A measure of importance. A simplistic measure is how many connections a note has, however this fails to take into account how important the notes connected to are. To account for this, one arrives at a recursive definition. At this point matrix algebra and eigenvectors get involved. This is *𝓞 (V³)*.

I’d consider using a tweaked version of this, namely page-rank (eigenvector centrality + starting weight + weight based on vertex degree), but experimenting with other variants.

**Good for finding vertices which are connected a lot**

## Betweenness centrality

A diferent take on the same idea (importance). The extent to which a vertex lies on the shortest path route between other vertices. *𝓞 (VE)*

**Good for finding vertices which bridge large groups of vertices**

## k-cores

Basically incrementally picking off the nodes with *< k* connections, until nothing remains. *𝓞 (V)*.

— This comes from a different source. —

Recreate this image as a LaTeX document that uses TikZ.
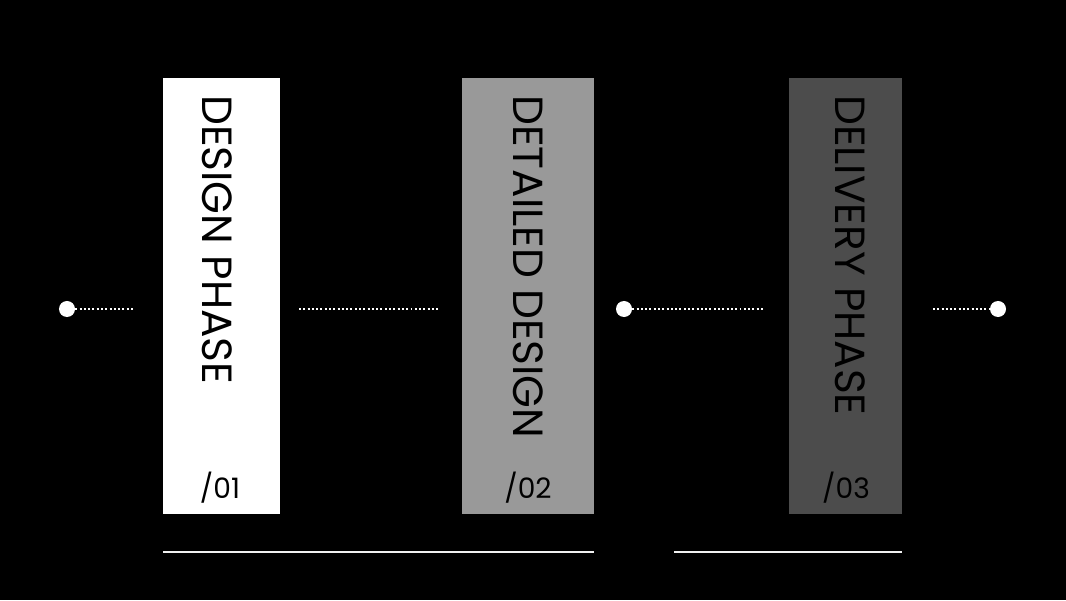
\documentclass[tikz,border=0pt]{standalone}
\usepackage{fontspec}
\setmainfont{Poppins}[Numbers=Lining]
\usepackage{tikz}
\usetikzlibrary{calc}

\begin{document}
\begin{tikzpicture}[x=0.025cm, y=0.025cm,
        phasebox/.style={anchor=north west, inner sep=0pt, minimum height=10.9cm},
        phasetitle/.style={rotate=-90, anchor=west, inner sep=0pt, font=\fontsize{30}{30}\selectfont},
        phasenum/.style={inner sep=0pt, font=\fontsize{20}{20}\selectfont},
        stop/.style={circle, fill=white, inner sep=0pt, minimum size=0.4cm},
        dots/.style={white, line width=1.4pt, dash pattern=on 1.4pt off 1.65pt},
        rule/.style={white!88!gray, line width=1pt}]
                \fill[black] (0,0) rectangle (1066,600);
                \useasboundingbox (0,0) rectangle (1066,600);
                \node[phasebox, fill=white, minimum width=2.925cm] (B1) at (163,522) {};
                \node[phasebox, fill=black!40, minimum width=3.3cm] (B2) at (462,522) {};
                \node[phasebox, fill=black!70, minimum width=2.825cm] (B3) at (789,522) {};
                \node[phasetitle] (T1) at (217,505) {DESIGN PHASE};
                \node[phasetitle] (T2) at (528,505) {DETAILED DESIGN};
                \node[phasetitle] (T3) at (850,505) {DELIVERY PHASE};
                \node[phasenum] (N1) at (220,112) {/01};
                \node[phasenum] (N2) at (528,112) {/02};
                \node[phasenum] (N3) at (846,112) {/03};
                \node[stop] (S1) at (67,291) {};
                \node[stop] (S2) at (624,291) {};
                \node[stop] (S3) at (998,291) {};
                \coordinate (A) at (134,291);
                \coordinate (C1) at (299,291);
                \coordinate (C2) at (439,291);
                \coordinate (D) at (764,291);
                \coordinate (E) at (933,291);
                \draw[dots] (S1) -- (A) (C1) -- (C2) (S2) -- (D) (E) -- (S3);
                \coordinate (L1) at (163,48);
                \coordinate (L2) at (594,48);
                \coordinate (L3) at (674,48);
                \coordinate (L4) at (902,48);
                \draw[rule] (L1) -- (L2) (L3) -- (L4);
            \end{tikzpicture}
\end{document}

**Good for finding a tightly-connected core**

## Communities

Clusters of closely-related vertices.

### Greedy Modular Communities

Modularity is (roughly speaking) a measure of how many connections occur within communities vs. across communities. Maximising this (which can be done greedily) is an approach which generally works well. *𝓞 (N log N)*

**Good for finding clumps of tightly-connected vertices**

## Implementation

Implementing this in `elisp`

would be (1) a huge effort (2) likely run into performance issues.

Common libraries exist in `python`

and `R`

, however, performance would likely still be an issue, and requiring say, `R`

libraries would make end-user installation a prohibitive hassle.

From my googling so far, the most promising option appears to be making use of https://igraph.org/ to create a `c`

/`c++`

source file which can be compiled on the end-users computer, in a similar manner to vterm. Providing pre-compiled executables would be nice, but I’m not sure how well this would work.

Since the centrality/community values are constant for a particular network structure, my current idea is to add a DB table to store the values to minimise computation, with a form such as this

- network_features
- UUID
- page_rank
- betweeness_centrality
- k_core
- community_index

Then, when the user asks for a view of the graph, these metrics can simply be retrieved if the network has not changed. If the network has, these values would need updating, so the `c`

/`c++`

script could be asynchronously executed, with the results directly written to the DB.

## Final Thoughts

I, for one, am a huge fan of this idea. However, I lack experience with `c`

/`c++`

and therefore am currently unlikely to be able to give this a shot. If someone would be willing to have a go at this, that would be brilliant! While I may not be able to help with language-specific nuances, I would be keen to discuss basically anything else surrounding this.